Just in time for the Fourth of July, Upton’s Naturals and The Plant Based Food Association (PBFA) are asserting their own independence against the state of Mississippi with a lawsuit to push back against new labeling laws.
Earlier this year the Mississippi legislature passed what was known as the “Fake Meat Bill” banning cultured meat, insect-based and plant-based food companies from using “meat product terms” (such as hamburger, sausage, bacon and meatballs) on their products. The law does not impact brands using terms typically found on chicken products (such as tenders or nuggets).
Today, a day after the law went into effect, the PBFA and Upton’s, which are represented by the Institute for Justice (IJ), filed a lawsuit in the U.S. District Court for the Southern District of Mississippi in an attempt to stop the law from being enforced. The suit alleges that the new law violates the First Amendment rights of Upton’s and the member companies of the PBFA and would cause these companies harm.
Mississippi already has laws protecting consumers from misleading claims, the IJ states, and the banned meat product terms actually provide clarification, not confusion, to consumers. Furthermore all affected brands clearly communicate their vegan nature and seek to highlight, not hide, that they are meatless. The reason for the bill, Justin Pearson, managing attorney of the IJ Florida Office and counsel for the plaintiffs, told NOSH, is not actual consumer concern but rather legislative pandering to special interest groups.
“An industry group, in this case the meat industry, said that even though misleading speech is already prohibited and there’s no problem, we need the government to ban our competitors from using these words,” Pearson said. “It’s up to customers to decide what food they want to eat… It’s not the role of government to make that choice for them and it’s especially not the role of government to do the bidding of one special interest group to the detriment of consumers and competitors.”
Earlier this year the North American Meat Association, the Mississippi Cattlemen’s Association and the Mississippi Farm Bureau all advocated in support of the Fake Meat Bill. According to the suit, representatives from the organizations stated that unless the bill was passed, the meat industry would be affected by the competition from plant-based options, citing the market share losses that fluid milk companies have faced.
State legislators, the suit adds, voted for the bill because industry groups asked them to, with Mississippi State Rep. Bill Pigot, for example, stated that he introduced the bill only after he was contacted by a pro-beef organization.
Research firm Mintel recently found that more than two thirds (67%) of Americans “agree that meat is essential to a balanced diet,” and just over half (51%) believe “a meal is not complete without meat.” For many large meat companies, such as Perdue, Tyson, Nestle and Conagra, the decision has been to offer plant-based options alongside their traditional alternatives, in an attempt to catch all consumers. But farmers who raise cattle are still concerned.
If the bill goes into effect, brands will have to redesign their labels or pull out of distribution in Mississippi.
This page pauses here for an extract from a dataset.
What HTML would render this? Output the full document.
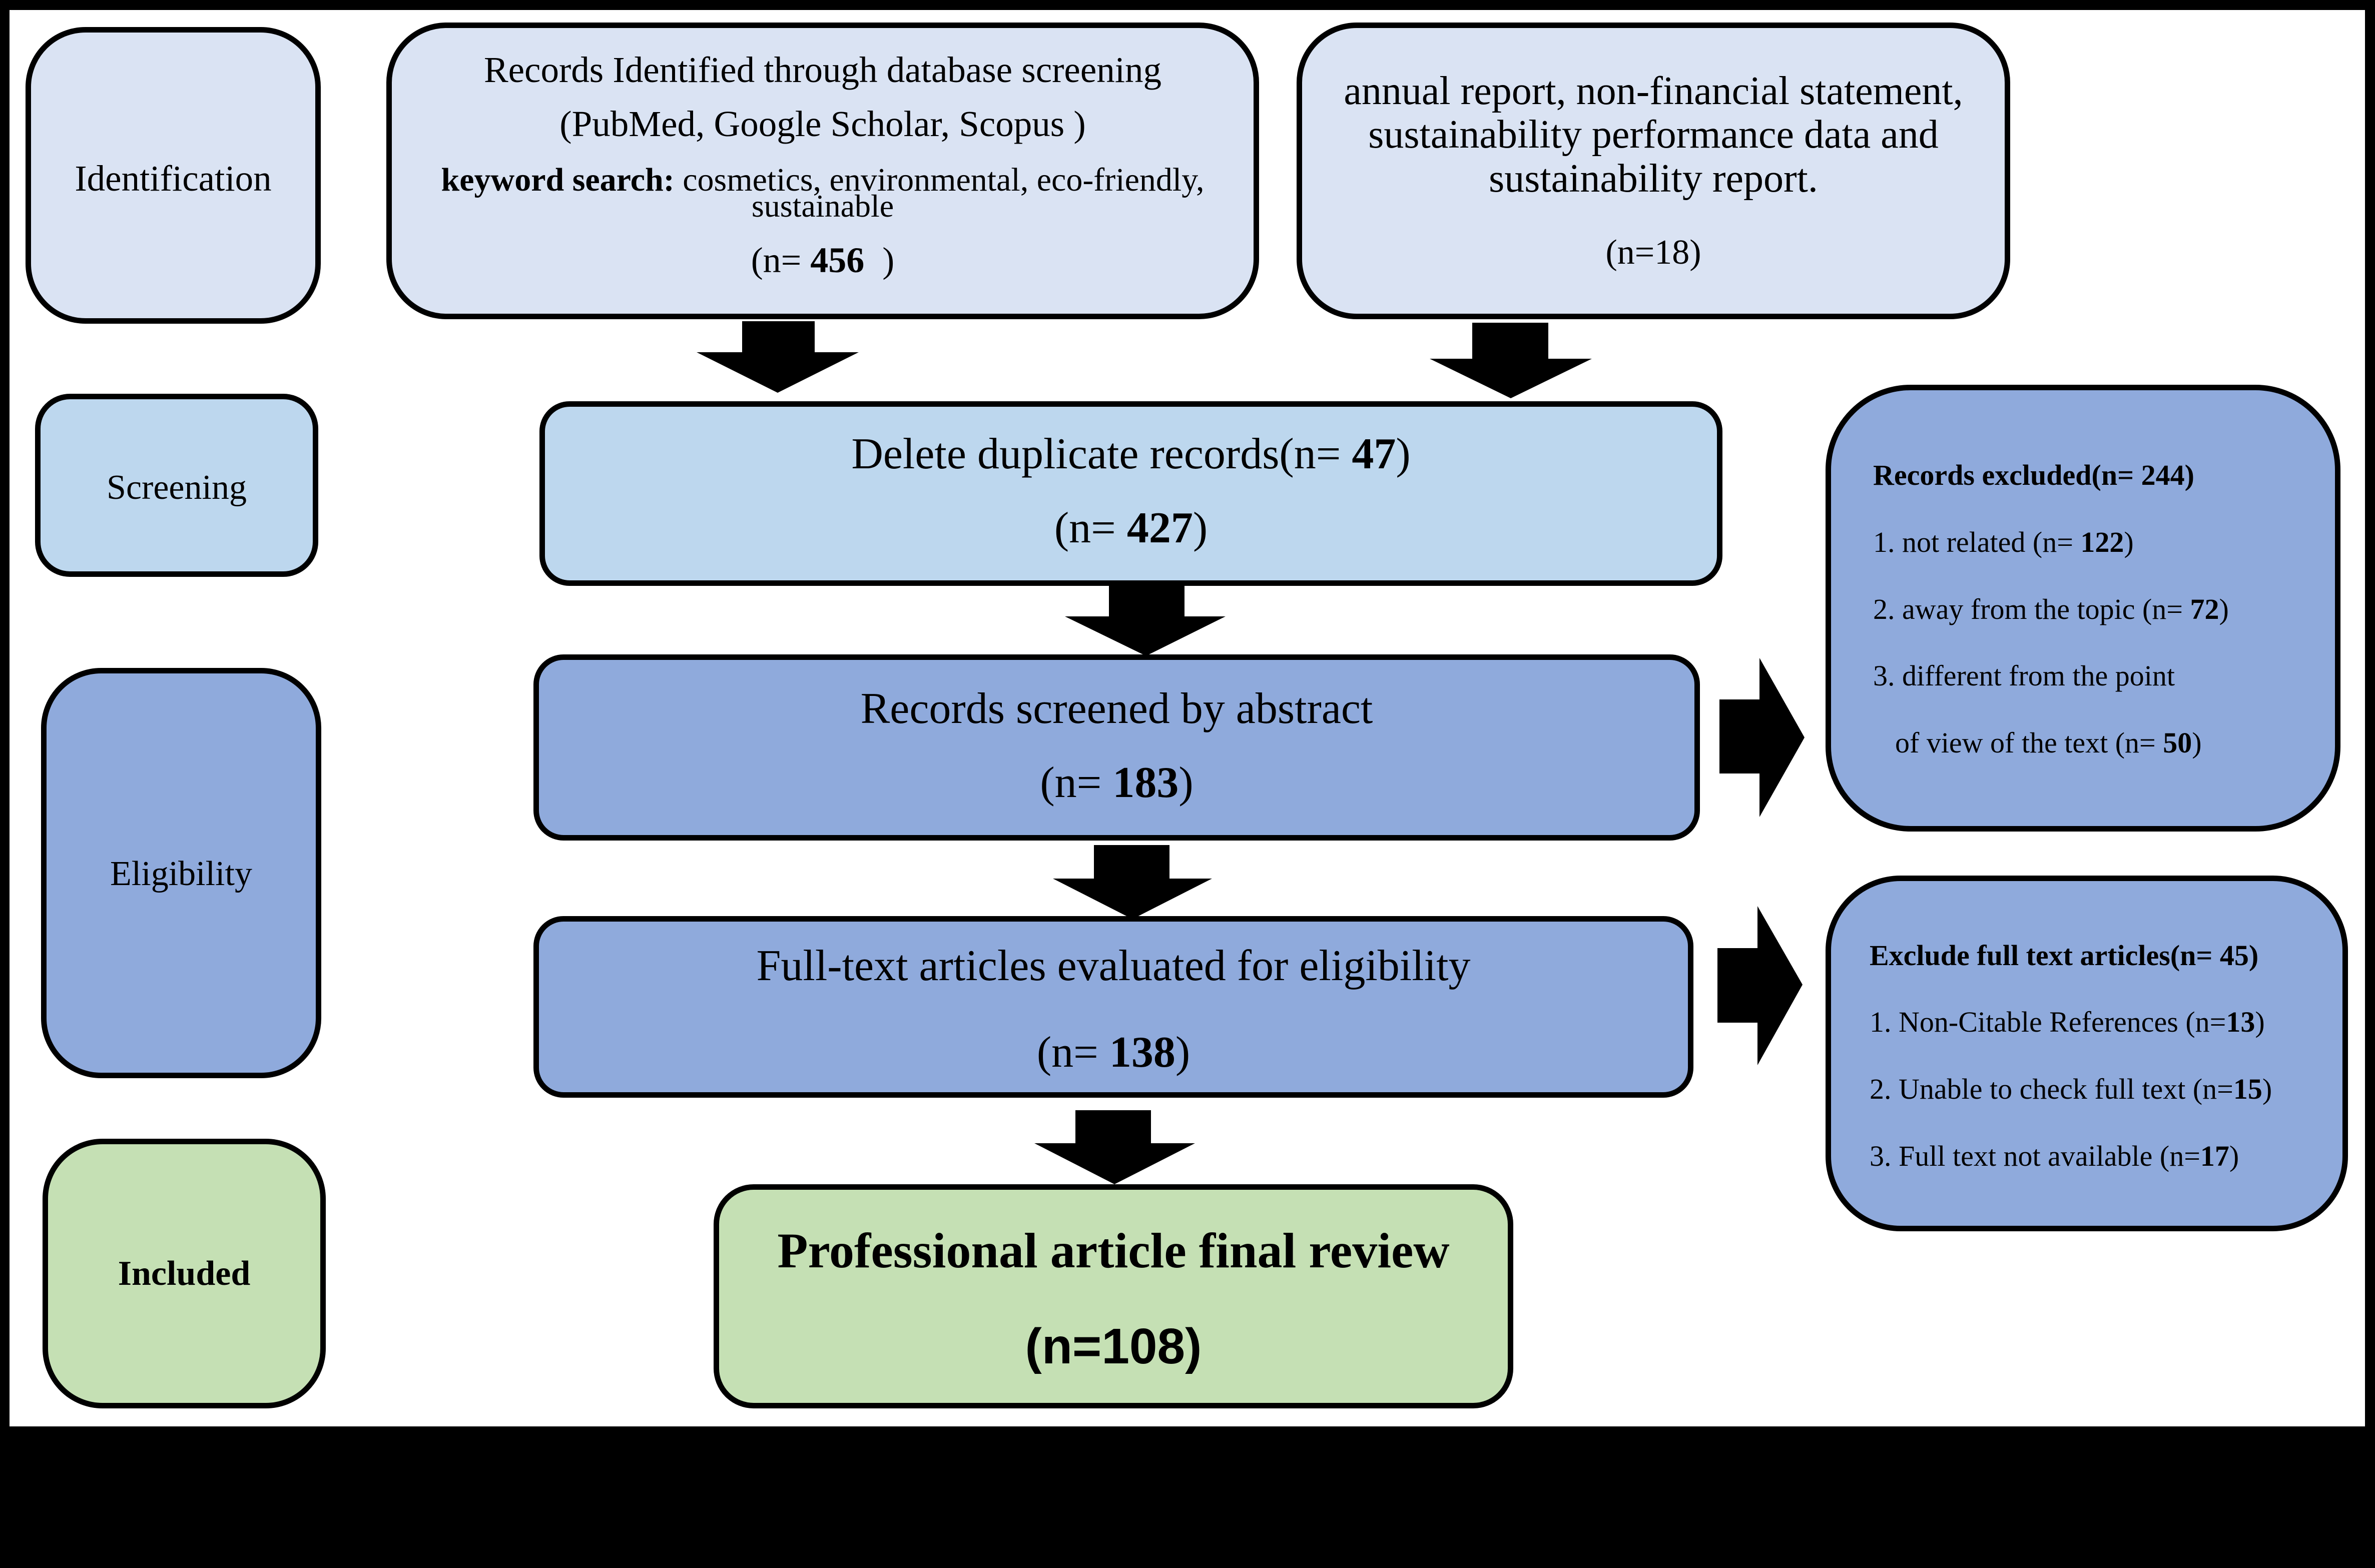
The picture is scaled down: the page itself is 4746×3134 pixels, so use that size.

The resulting packaging would not only result in lower sales for brands, but also confuse consumers, said Daniel Staackmann, founder and president of Upton’s Naturals — an issue he’s seen firsthand. When Upton’s launched its seitan bacon almost a decade ago, Staackman told NOSH, the company tried to use terms other than “bacon” but found that consumers were confused as to what the product was and how it could be used.
He added that it seems unfair that the law doesn’t seem to treat all products the same — while his seitan bacon wouldn’t comply, turkey bacon, lamb bacon or beef bacon would all be acceptable.
“It’s just ridiculous,” Staackmann said. “Perhaps the city of Hamburg should sue the meat industry in the United States for using [that term]?”
On behalf of the PBFA and Upton’s, the IJ is most immediately seeking a preliminary injunction prohibiting the state from enforcing the law. It also is seeking permanent relief in the form of a declaratory judgement that the law is unconstitutional, a permanent injunction to stop the state from ever enforcing the law and a $1 payment of nominal damages to help establish the the bill was unconstitutional and caused harm.
Currently the state of Missouri is engaged in another litigation battle with the PBFA and a fellow member company, Tofurky. If that case is settled, Pearson said, it would not change the outcome of the Mississippi case through binding precedent, but rather set persuasive precedent that would be taken into account.
But there’s more at stake here then simply words, Pearson told NOSH.
“Customers seek out these foods because they are vegan. Mississippi is creating confusion where none existed, Pearson said. “When you take away words and ban words that customers understand, you hurt customers — you don’t help them.”